July 13, 2010, Evolutionary Psychology

Pity the poor murderer, his genes made him do it

Did his genes make him murder?
Published on July 13, 2010

by Nigel Barber, Ph.D.

A criminal defense attorney has many arrows in his/her quiver. The latest is the “warrior gene.” Having this gene saved Bradley Waldroup from a first degree murder conviction.

The charges stemmed from a bloody rampage in which Waldroup shot his wife’s friend Leslie Bradshaw, eight times, killing her before attempting to kill his wife by chopping her up with a machete.

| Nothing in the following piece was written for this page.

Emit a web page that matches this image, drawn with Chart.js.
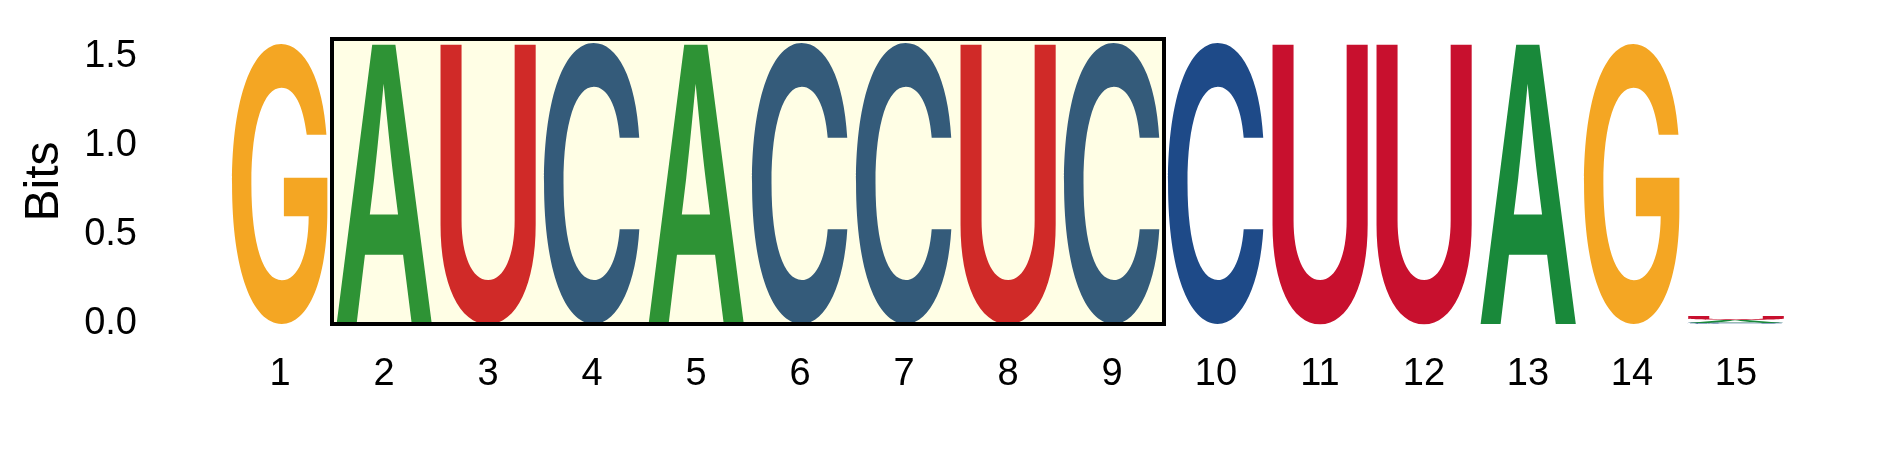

Waldroup had been drinking as he waited for his estranged wife and their four children who were to spend the weekend at his trailer home in the mountains of Tennessee. When his wife said that she was leaving with her friend, he removed the key from Penny Waldroup’s van to ensure that they could not leave, thereby establising criminal intent. Waldroup then launched his deadly attack on the pair.

The “warrior gene”
Waldroup’s defense attorneys ordered a test and established that he had the warrior gene. Like most such biological defenses, there is a germ of scientific truth combined with a hefty dose of junk science, including clever labeling. The warrior gene might be called other things, such as the gambling gene, the depression gene, the irritability gene, or, even the live-in-a-trailer gene because its effects are contingent on an abusive childhood.

The scientific rationale for diminished responsibility is that a variant of the relevant gene, known as MAO-A is linked to an under active prefrontal cortex, this being a key area of the brain that inhibits antisocial impulses. The gene is also associated with antisocial behavior in European Americans (but not others) but only if they were abused as children (1).

The gene has recently acquired some evidence linking it to impulsive aggression. In an experiment where subjects were provoked by having money winnings taken from them, people with the MAO-A variant proved slightly more vengeful but only if they lost the higher of two amounts of money(2). They asked for the provoker to drink a larger amount of hot sauce as punishment. Whether this experiment is more relevant to homicidal aggression, or sensitivity to the taste of hot sauce is anybody’s guess.

So far, a skilled defense lawyer might weave a tale that the bad gene had gotten the better of the European American defendant. The key scientific problem is that about 34 percent of Europeans have the warrior gene. Yet, homicide is extremely rare at a population level with only about one person in 100 committing a homicide during their lives. If the gene were used to predict homicide, it would be wrong more than 33 times for every one occasion that it was right (3).

Just the facts
This brings us back to the Waldroup case tried in March, 2009, where the warrior gene formed the kernel of a diminished responsibility defense. This defense received enthusiastic endorsement in a recent NPR report by Barbara Bradley Haggerty (“Can Your Genes Make You Murder?”)

Waldroup’s defense was not a simple genetic defense because it was combined with the normally ineffective abuse excuse. Defense expert William Bernet of Vanderbilt University argued that the combination of the warrior gene and being abused as a child was a dangerous cocktail that increased the likelihood of committing a violent offense.

Some of the jurors were persuaded by this defense. According to one, Debbie Beatty: “A diagnosis is a diagnosis, it’s there. A bad gene is a bad gene.”

Junk science is also junk science. There is no getting away from that either, especially if it helps the defense to save a defendant’s life.

1. Crampton, P., & Parkin, C. (2007, March 2). Warrior genes and risk-taking science. Journal of the New Zealand Medical Association, 120 (1250).
2. McDermot, R., et al. (2009). Monoamine oxidase A gene (MAOA) predicts behavioral aggression following provocation. Proceedings of the National Academy of Sciences, 106, 2118-2123.
3. Caspi, A. et al. (2002). Role of genotype in the cycle of violence in maltreated children. Science, 297, 851-854.

What really brought it all home was, whether it involves so-called “parental alienation disorder” or murder, removing responsibility for what an abusive parent or murderer may have done is what these people specialize in.  There’s always an excuse when you use JUNK SCIENCE.  Thanks Penny for your thoughts.  I am so sorry for all your family has gone through dear.